После потопа, когда из илистых болот на земле появились уродливые и страшные существа, Аполлон избавил мир от чудовищного дракона Пифона. В честь победы были учреждены в Греции знаменитые пифийские игры, но об этом говорится походя, новый же раздел поэмы начинается многозначительными словами: «Первой любовью Феба была дочь бога реки Пенея — Дафна».

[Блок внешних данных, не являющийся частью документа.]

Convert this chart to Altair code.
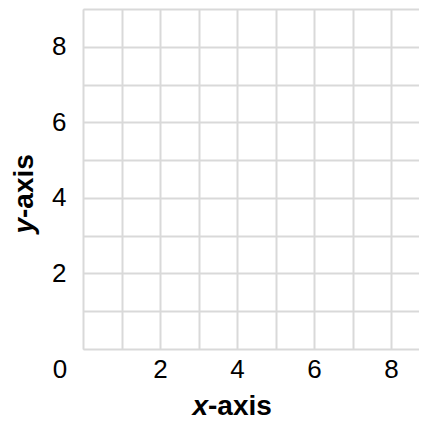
import altair as alt
import pandas as pd

# grid positions (one line per unit), labelled ticks and titles
x_grid = [0, 1, 2, 3, 4, 5, 6, 7, 8]
y_grid = [0, 1, 2, 3, 4, 5, 6, 7, 8, 9]
tick_labels = [2, 4, 6, 8]
origin_x = [0]
origin_y = [0]
origin_text = ["0"]
x_title = ["x", "-axis"]
y_title = ["y", "-axis"]

FONT = "Liberation Sans"
GRID = "#d9d9d9"
label_expr = "indexof([" + ",".join(str(v) for v in tick_labels) + "], datum.value) >= 0 ? datum.label : ''"

df = pd.DataFrame({"x": origin_x, "y": origin_y, "t": origin_text})

W, H = 336, 340

x_axis = alt.Axis(values=x_grid, labelExpr=label_expr, grid=True, gridColor=GRID, gridWidth=2,
                  ticks=False, domain=False, labelFont=FONT, labelFontSize=26, labelColor="black",
                  labelPadding=7, title=None, labelFlush=False)
y_axis = alt.Axis(values=y_grid, labelExpr=label_expr, grid=True, gridColor=GRID, gridWidth=2,
                  ticks=False, domain=False, labelFont=FONT, labelFontSize=26, labelColor="black",
                  labelPadding=17, title=None, labelFlush=False)

origin = alt.Chart(df).mark_text(font=FONT, fontSize=26, color="black", dx=-23, dy=21,
                                 baseline="middle", align="center").encode(
    x=alt.X("x:Q", scale=alt.Scale(domain=[0, W / 38.5], nice=False, zero=False), axis=x_axis),
    y=alt.Y("y:Q", scale=alt.Scale(domain=[0, 9], nice=False, zero=False), axis=y_axis),
    text="t:N",
)

xt1 = alt.Chart(df).mark_text(text=x_title[0], font=FONT, fontSize=28, fontWeight="bold",
                              fontStyle="italic", color="black", align="right",
                              baseline="alphabetic").encode(x=alt.value(125), y=alt.value(406))
xt2 = alt.Chart(df).mark_text(text=x_title[1], font=FONT, fontSize=28, fontWeight="bold",
                              color="black", align="left",
                              baseline="alphabetic").encode(x=alt.value(125), y=alt.value(406))
yt1 = alt.Chart(df).mark_text(text=y_title[0], font=FONT, fontSize=28, fontWeight="bold",
                              fontStyle="italic", color="black", align="right", angle=270,
                              baseline="alphabetic").encode(x=alt.value(-50), y=alt.value(209))
yt2 = alt.Chart(df).mark_text(text=y_title[1], font=FONT, fontSize=28, fontWeight="bold",
                              color="black", align="left", angle=270,
                              baseline="alphabetic").encode(x=alt.value(-50), y=alt.value(209))

chart = alt.layer(origin, xt1, xt2, yt1, yt2).properties(
    width=W, height=H,
    autosize=alt.AutoSizeParams(type="none"),
    padding={"left": 75, "top": 1, "right": 0, "bottom": 74},
).configure_view(stroke=None).configure(background="white")

chart.save("out.html", embed_options={"renderer": "svg", "actions": False})
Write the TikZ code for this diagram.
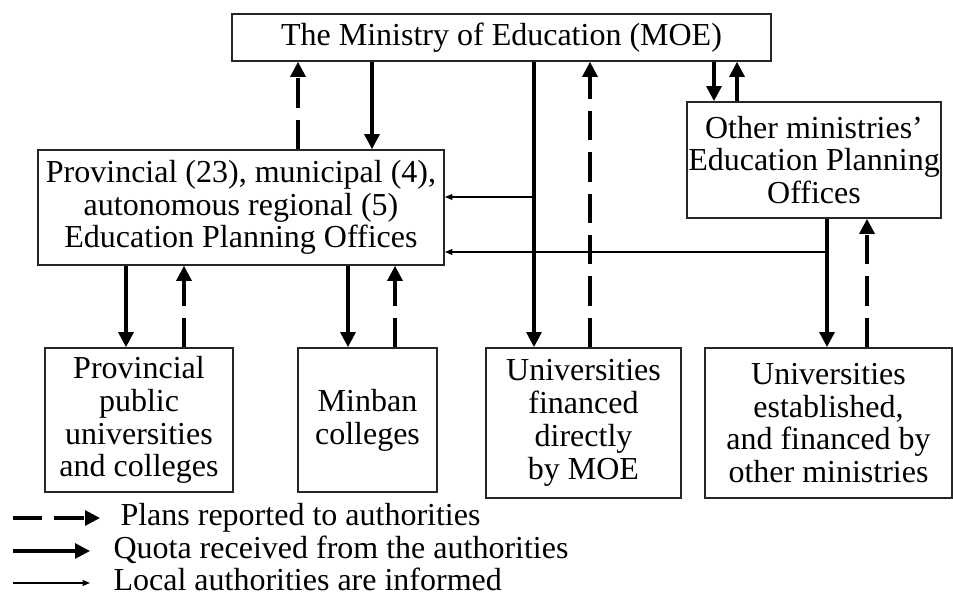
\documentclass[tikz,border=0pt]{standalone}
\usepackage{fontspec}
\setmainfont{Liberation Serif}
\usetikzlibrary{arrows.meta}

\begin{document}
\begin{tikzpicture}[x=0.375pt,y=-0.375pt,
  font=\fontsize{12}{12.3}\selectfont,
  box node/.style={draw=black!85,line width=0.65pt,align=center,inner sep=0pt},
  quota arrow/.style={line width=1.15pt,-{Triangle[width=5.6pt,length=5.6pt]}},
  report arrow/.style={quota arrow,dash pattern=on 11pt off 4.5pt},
  inform arrow/.style={line width=0.45pt,-{Triangle[width=2.2pt,length=2.8pt]}}]

  \useasboundingbox (0,0) rectangle (953,598);

  \node[box node,minimum width=202.1pt,minimum height=17.6pt] (1) at (501.5,37.5) {The Ministry of Education (MOE)};
  \node[box node,minimum width=152.3pt,minimum height=43.1pt] (2) at (241,207.5) {Provincial (23), municipal (4),\\ autonomous regional (5)\\ Education Planning Offices};
  \node[box node,minimum width=95.3pt,minimum height=43.5pt] (3) at (814,160) {Other ministries'\\ Education Planning\\ Offices};
  \node[box node,minimum width=70.5pt,minimum height=54pt] (4) at (139,420) {Provincial\\ public\\ universities\\ and colleges};
  \node[box node,minimum width=52.1pt,minimum height=54pt] (5) at (367.5,420) {Minban\\ colleges};
  \node[box node,minimum width=73.1pt,minimum height=56.3pt] (6) at (583.5,423) {Universities\\ financed\\ directly\\ by MOE};
  \node[box node,minimum width=92.6pt,minimum height=56.3pt] (7) at (828.5,423) {Universities\\ established,\\ and financed by\\ other ministries};

  \path
   (2.north -| 298,0) edge[report arrow] (1.south -| 298,0)
   (1.south -| 372,0) edge[quota arrow] (2.north -| 372,0)
   (1.south -| 534,0) edge[quota arrow] (6.north -| 534,0)
   (6.north -| 590,0) edge[report arrow] (1.south -| 590,0)
   (1.south -| 714,0) edge[quota arrow] (3.north -| 714,0)
   (3.north -| 737,0) edge[report arrow] (1.south -| 737,0)
   (3.south -| 827,0) edge[quota arrow] (7.north -| 827,0)
   (7.north -| 867,0) edge[report arrow] (3.south -| 867,0)
   (2.south -| 126,0) edge[quota arrow] (4.north -| 126,0)
   (4.north -| 184,0) edge[report arrow] (2.south -| 184,0)
   (2.south -| 348,0) edge[quota arrow] (5.north -| 348,0)
   (5.north -| 395,0) edge[report arrow] (2.south -| 395,0);

  \coordinate (a) at (534,197);
  \coordinate (b) at (827,252);
  \path
   (a) edge[inform arrow] (a -| 2.east)
   (b) edge[inform arrow] (b -| 2.east);

  % legend
  \node[anchor=base west,inner sep=0pt] (8) at (120,525) {Plans reported to authorities};
  \node[anchor=base west,inner sep=0pt] (9) at (113,558) {Quota received from the authorities};
  \node[anchor=base west,inner sep=0pt] (10) at (113,590) {Local authorities are informed};
  \coordinate (l1) at (13,518);
  \coordinate (l2) at (13,551);
  \coordinate (l3) at (13,583);
  \draw[report arrow] (l1) -- ++(87,0);
  \draw[quota arrow] (l2) -- ++(77,0);
  \draw[inform arrow] (l3) -- ++(77,0);
\end{tikzpicture}
\end{document}
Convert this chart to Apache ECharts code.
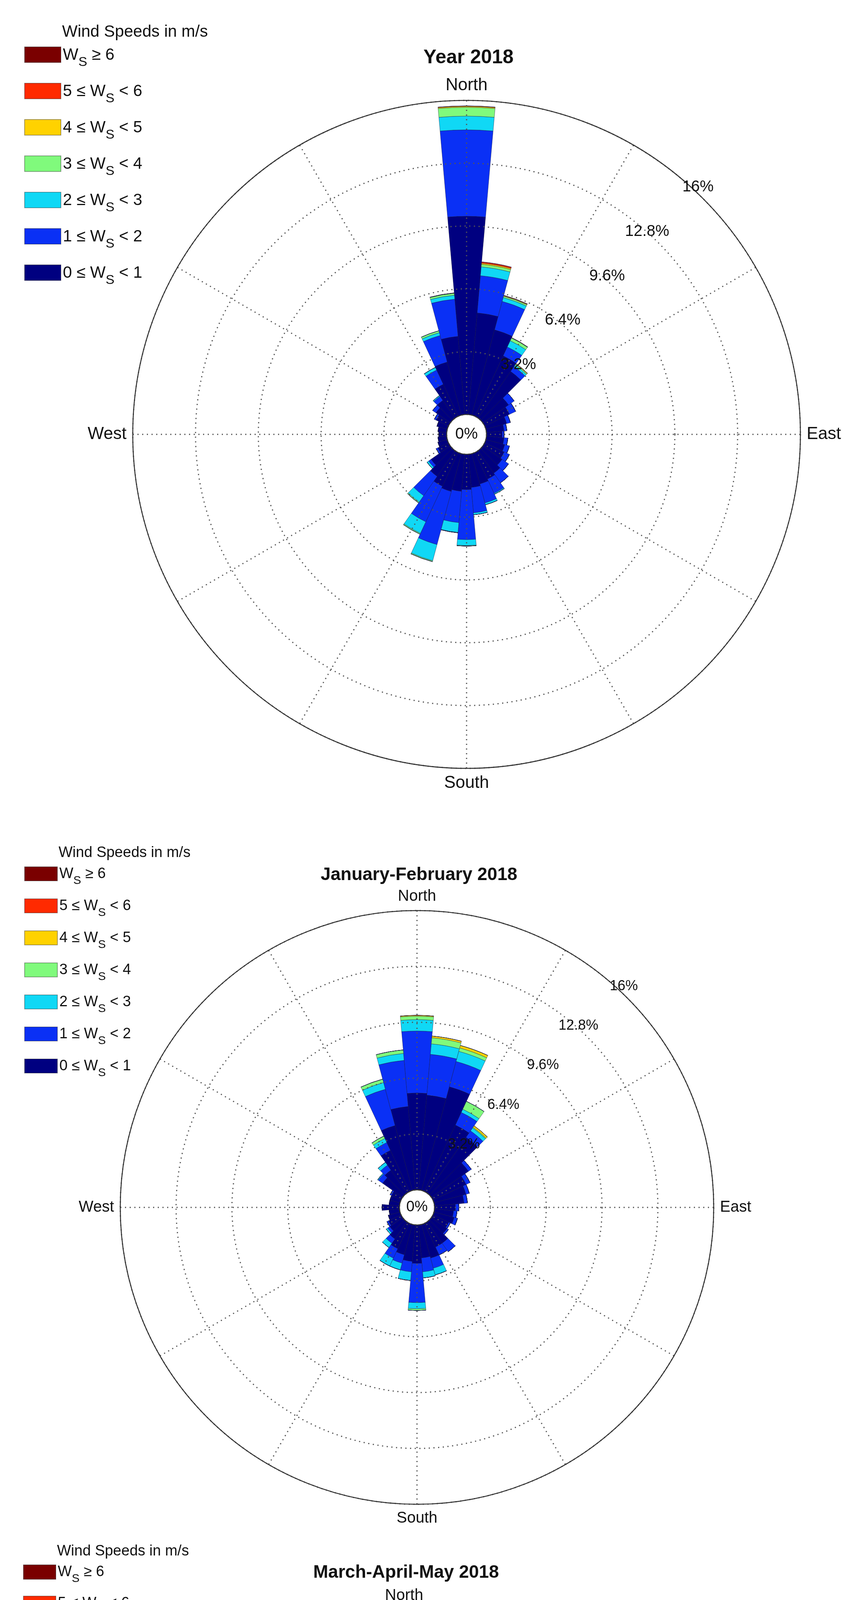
<!DOCTYPE html>
<html><head><meta charset="utf-8">
<script src="https://cdn.jsdelivr.net/npm/echarts@6/dist/echarts.min.js"></script>
<style>html,body{margin:0;padding:0;background:#fff}#c{width:2218px;height:5697px}</style>
</head><body><div id="c"></div>
<script>
const angles = [0,10,20,30,40,50,60,70,80,90,100,110,120,130,140,150,160,170,180,190,200,210,220,230,240,250,260,270,280,290,300,310,320,330,340,350];
const ringTicks = [0,3.2,6.4,9.6,12.8,16];
const binNames = ['0 ≤ W_S < 1','1 ≤ W_S < 2','2 ≤ W_S < 3','3 ≤ W_S < 4','4 ≤ W_S < 5','5 ≤ W_S < 6','W_S ≥ 6'];
const binColors = ['#000080','#0a30f5','#10d8f5','#80fa7c','#ffd200','#ff2a00','#7a0000'];
const titles = ['Year 2018','January-February 2018','March-April-May 2018'];

// Year 2018
const yr_b0 = [10.1,5.2,4.5,3.4,2.9,1.6,1.4,1.1,0.9,0.8,0.9,1.0,1.1,1.2,1.4,1.5,1.6,1.7,1.8,1.9,2.0,1.9,1.6,1.2,0.6,0.5,0.45,0.4,0.45,0.55,0.7,0.9,1.1,1.8,2.8,4.0];
const yr_b1 = [4.4,1.9,1.5,0.5,0.3,0.35,0.35,0.2,0.15,0.1,0.2,0.25,0.3,0.4,0.6,0.8,1.0,1.3,2.55,1.6,2.8,2.0,1.2,0.15,0.1,0,0,0,0,0,0.1,0.2,0.25,0.8,1.4,1.9];
const yr_b2 = [0.7,0.45,0.2,0.35,0.1,0,0,0,0,0,0,0,0,0,0,0.05,0.1,0.1,0.3,0.5,0.85,0.65,0.4,0.1,0,0,0,0,0,0,0,0,0.05,0.15,0.15,0.2];
const yr_b3 = [0.45,0.13,0.07,0.15,0.05,0,0,0,0,0,0,0,0,0,0,0,0,0,0.03,0.02,0.05,0.05,0.05,0,0,0,0,0,0,0,0,0,0,0,0.1,0.1];
const yr_b4 = [0.05,0.06,0.03,0.02,0.03,0,0,0,0,0,0,0,0,0,0,0,0,0,0,0,0,0,0,0,0,0,0,0,0,0,0,0,0,0,0,0.02];
const yr_b5 = [0.02,0.06,0.02,0,0,0,0,0,0,0,0,0,0,0,0,0,0,0,0,0,0,0,0,0,0,0,0,0,0,0,0,0,0,0,0,0];
const yr_b6 = [0,0.01,0,0,0,0,0,0,0,0,0,0,0,0,0,0,0,0,0,0,0,0,0,0,0,0,0,0,0,0,0,0,0,0,0,0];

// January-February 2018
const jf_b0 = [5.55,5.45,6.15,4.2,3.9,2.6,2.1,1.9,1.7,1.2,1.1,1.2,1.0,1.1,1.5,1.5,2.0,1.9,2.2,2.1,1.8,1.6,1.2,0.9,0.8,0.7,0.6,1.0,0.6,0.6,0.6,1.4,1.6,2.6,3.85,4.8];
const jf_b1 = [3.55,2.35,1.5,0.8,0.45,0.2,0.25,0.2,0.2,0.2,0.2,0.2,0.1,0.1,0.6,0.5,0.6,0.8,2.25,0.6,0.5,0.6,0.3,0.15,0.1,0,0,0,0,0,0.1,0.3,0.35,0.5,2.15,2.65];
const jf_b2 = [0.65,0.6,0.6,0.2,0.2,0,0,0,0,0,0,0,0,0,0,0,0.4,0.35,0.35,0.5,0.4,0.5,0.3,0.1,0,0,0,0,0,0,0,0.05,0.2,0.25,0.4,0.4];
const jf_b3 = [0.2,0.35,0.2,0.5,0.05,0,0,0,0,0,0,0,0,0,0,0,0,0,0.1,0,0,0,0,0,0,0,0,0,0,0,0,0,0,0.15,0.2,0.2];
const jf_b4 = [0.05,0.1,0.15,0,0.1,0,0,0,0,0,0,0,0,0,0,0,0,0,0,0,0,0,0,0,0,0,0,0,0,0,0,0,0,0,0,0];
const jf_b5 = [0,0,0,0,0,0,0,0,0,0,0,0,0,0,0,0,0,0,0,0,0,0,0,0,0,0,0,0,0,0,0,0,0,0,0,0];
const jf_b6 = [0,0,0,0,0,0,0,0,0,0,0,0,0,0,0,0,0,0,0,0,0,0,0,0,0,0,0,0,0,0,0,0,0,0,0,0];

// March-April-May 2018
const ma_b0 = [4.98,5.98,3.73,3.24,3.3,1.9,1.8,1.4,1.1,1.0,1.5,0.95,0.9,1.5,1.4,1.6,1.8,1.9,2.05,2.0,2.1,2.2,2.3,1.6,0.9,0.8,0.7,0.4,0.6,0.7,0.75,0.6,1.0,1.7,2.29,3.51];
const ma_b1 = [2.25,2.17,1.31,0.68,0.1,0.2,0.2,0.2,0.1,0,0.2,0,0,0.75,0.6,0.9,1.05,1.0,3.25,1.55,2.3,2.1,1.8,0.7,0.1,0,0,0,0,0,0,0.1,0.35,0.9,1.31,1.79];
const ma_b2 = [0.23,0.54,0.51,0.58,0.03,0,0,0,0,0,0,0,0,0,0,0.05,0.1,0.05,0.4,0.55,0.7,0.6,1.3,0.6,0.05,0,0,0,0,0,0,0,0.05,0.15,0.15,0.17];
const ma_b3 = [0.09,0.09,0.07,0.12,0.03,0,0,0,0,0,0,0,0,0,0,0,0,0,0.1,0,0.1,0.1,0.05,0.05,0,0,0,0,0,0,0,0,0,0,0.17,0.09];
const ma_b4 = [0,0.04,0.06,0.06,0,0,0,0,0,0,0,0,0,0,0,0,0,0,0,0,0,0,0,0,0,0,0,0,0,0,0,0,0,0,0,0];
const ma_b5 = [0,0.05,0.06,0.03,0,0,0,0,0,0,0,0,0,0,0,0,0,0,0,0,0,0,0,0,0,0,0,0,0,0,0,0,0,0,0,0];
const ma_b6 = [0,0.05,0.04,0,0,0,0,0,0,0,0,0,0,0,0,0,0,0,0,0,0,0,0,0,0,0,0,0,0,0,0,0,0,0,0,0];

const chartData = [
  [yr_b0,yr_b1,yr_b2,yr_b3,yr_b4,yr_b5,yr_b6],
  [jf_b0,jf_b1,jf_b2,jf_b3,jf_b4,jf_b5,jf_b6],
  [ma_b0,ma_b1,ma_b2,ma_b3,ma_b4,ma_b5,ma_b6]
];

// layout (positions/sizes only)
const L = [
  {cx:1195, cy:1112, R:855, hole:51, titleY:118, dirFont:44, ringFont:40, zeroFont:40, titleFont:50,
   legX:57, legTitleY:56, legTop:114, legGap:75, iconW:93, iconH:40, legFont:42},
  {cx:1068, cy:3091, R:760, hole:45, titleY:2212, dirFont:40, ringFont:36, zeroFont:38, titleFont:46,
   legX:57, legTitleY:2160, legTop:2213, legGap:66, iconW:84, iconH:36, legFont:38},
  {cx:1035, cy:4861, R:740, hole:46, titleY:3998, dirFont:40, ringFont:36, zeroFont:38, titleFont:46,
   legX:54, legTitleY:3948, legTop:4000, legGap:65, iconW:83, iconH:37, legFont:38}
];

const FONT = 'Liberation Sans';
const dirLabel = {0:'North',90:'East',180:'South',270:'West'};

const opt = {backgroundColor:'#fff', animation:false, textStyle:{fontFamily:FONT},
  title:[], legend:[], polar:[], angleAxis:[], radiusAxis:[], series:[], graphic:[]};

L.forEach((g,ci)=>{
  const p0 = ci*3;
  // bars polar
  opt.polar.push({center:[g.cx,g.cy], radius:[g.hole,g.R]});
  opt.angleAxis.push({polarIndex:p0, type:'category', data:angles, startAngle:95, clockwise:true,
    axisLine:{show:false}, axisTick:{show:false}, axisLabel:{show:false}, splitLine:{show:false}, z:1});
  opt.radiusAxis.push({polarIndex:p0, type:'value', min:0, max:16, axisLine:{show:false},
    axisTick:{show:false}, axisLabel:{show:false}, splitLine:{show:false}, z:1});
  // grid polar
  opt.polar.push({center:[g.cx,g.cy], radius:[g.hole,g.R]});
  opt.angleAxis.push({polarIndex:p0+1, type:'value', min:0, max:360, interval:30, startAngle:90, clockwise:true, z:10,
    axisLine:{show:true, lineStyle:{color:'#333', width:2.5}}, axisTick:{show:false},
    axisLabel:{show:true, margin:16, fontSize:g.dirFont, color:'#111', fontFamily:FONT,
      formatter:v=>dirLabel[v]||''},
    splitLine:{show:true, lineStyle:{color:'#555', type:[3,9], width:3}}});
  opt.radiusAxis.push({polarIndex:p0+1, type:'value', min:0, max:16, interval:3.2, z:10,
    axisLine:{show:false}, axisTick:{show:false}, axisLabel:{show:false},
    splitLine:{show:true, lineStyle:{color:'#555', type:[3,9], width:3}}});
  // ring labels polar (shifted outward)
  opt.polar.push({center:[g.cx,g.cy], radius:[g.hole+40,g.R+40]});
  opt.angleAxis.push({polarIndex:p0+2, type:'value', min:0, max:360, startAngle:45, show:false});
  opt.radiusAxis.push({polarIndex:p0+2, type:'value', min:0, max:16, interval:3.2, z:11,
    axisLine:{show:false}, axisTick:{show:false}, splitLine:{show:false},
    axisLabel:{show:true, margin:0, fontSize:g.ringFont, color:'#111', fontFamily:FONT,
      formatter:v=> v===0 ? '' : (Math.round(v*10)/10)+'%'}});
  // series
  chartData[ci].forEach((arr,bi)=>{
    opt.series.push({type:'bar', coordinateSystem:'polar', polarIndex:p0, name:binNames[bi],
      stack:'s'+ci, data:arr, barCategoryGap:'0%', z:2,
      itemStyle:{color:binColors[bi], borderColor:'rgba(20,20,60,0.6)', borderWidth:1}});
  });
  // title
  opt.title.push({text:titles[ci], left:g.cx, top:g.titleY, textAlign:'center',
    textStyle:{fontSize:g.titleFont, fontWeight:'bold', color:'#111', fontFamily:FONT}});
  opt.title.push({text:'Wind Speeds in m/s', left:g.legX+g.iconW+4, top:g.legTitleY,
    textStyle:{fontSize:g.legFont, fontWeight:'normal', color:'#111', fontFamily:FONT}});
  const fs = g.legFont, ss = Math.round(g.legFont*0.8);
  opt.legend.push({orient:'vertical', left:g.legX, top:g.legTop, itemWidth:g.iconW, itemHeight:g.iconH,
    itemGap:g.legGap-g.iconH, itemTextGap:4, icon:'rect', data:binNames.slice().reverse(),
    itemStyle:{borderColor:'rgba(0,0,0,0.35)', borderWidth:2},
    formatter:n=>{const parts=n.split('W_S'); return '{n|'+parts[0]+'W}{s|S}{n|'+parts[1]+'}';},
    textStyle:{color:'#111', fontFamily:FONT, rich:{
      n:{fontSize:fs, fontFamily:FONT, color:'#111', lineHeight:g.iconH, verticalAlign:'top'},
      s:{fontSize:ss, fontFamily:FONT, color:'#111', lineHeight:g.iconH, verticalAlign:'top', padding:[Math.round(fs*0.55),0,0,0]}}}});
  // centre label
  opt.graphic.push({type:'text', x:g.cx, y:g.cy, z:100,
    style:{text:'0%', fontSize:g.zeroFont, fontFamily:FONT, fill:'#111', textAlign:'center', textVerticalAlign:'middle'}});
});

const chart = echarts.init(document.getElementById('c'));
chart.setOption(opt);
</script></body></html>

Автор начинает с первой в мифологической «истории» страсти всесильного божества, владевшего даром прорицаний и врачевания, а не только предводившего музами, полюбившего Дафну не по своей воле, но по мстительному желанию такого ничтожного по сравнению с ним малыша, как Амур. Гордый своей победой, как это вдохновенно воспроизвел знаменитый греческий скульптор IV в. до н.э. Леохар в статуе Бельведерского Аполлона, и сегодня стоящей в Ватикане, «где блистательный бог с торжеством попирает повергнутое чудовище»:
И в этот момент торжествующий Олимпиец вдруг замечает божественного мальчика-шалуна с луком и стрелами, так не приставшими ему. Победитель Пифона начинает потешаться и над луком, и над «какими-то нежными страстями», подвластными малышу. Амур негодует: так пусть, решает он, гордец сам испытает силу этих «нежных страстей», и вынимает из колчана две стрелы: одна с крючком, другая гладкая; одна вызывает любовь, другая — отвращение: одной он пронзает Аполлона, другой — Дафну. Тогда-то и начинается действие: бог воспламеняется страстью, а Дафна бежит от него, и Овидий с юмором сравнивает божественную любовь со вспыхнувшими в поле колосьями, с загоревшимся от забытого прохожим факела плетнем. Изысканный олимпиец похож на галльского пса, преследующего стремительно убегающего зайца, ведь не любовь ведет его, а примитивное вожделение, разжигаемое красотой Дафны. Она далека от пластически совершенных классицистических изваяний: непричесанные волосы развеваются на ветру, глаза горят, хорош рот, прекрасны пальцы и обнаженные плечи, что же говорить о том, что скрыто трепещущей одеждой. Смакующий красоту дочери Пенея Аполлон, как будто начитавшись поэмы «Искусство любви», представляет себе, какою бы стала Дафна, если бы ее одеть и причесать. Стремительно мчась за ней, он умоляет ее бежать потише, чтобы не ушибиться, уверяет, что он — не грубый пастух, не «плебей», а сын самого Юпитера, сведущий в прошлом и будущем, властитель музыки, божественный врачеватель. Словом, простенькая нимфа не может и не должна устоять перед ним, но она (удивительно!) устояла. Задыхаясь, побледнев от усталости, Дафна просит отца — бога реки Пенея — уничтожить ее соблазнительную красоту, и превращение происходит катастрофически быстро.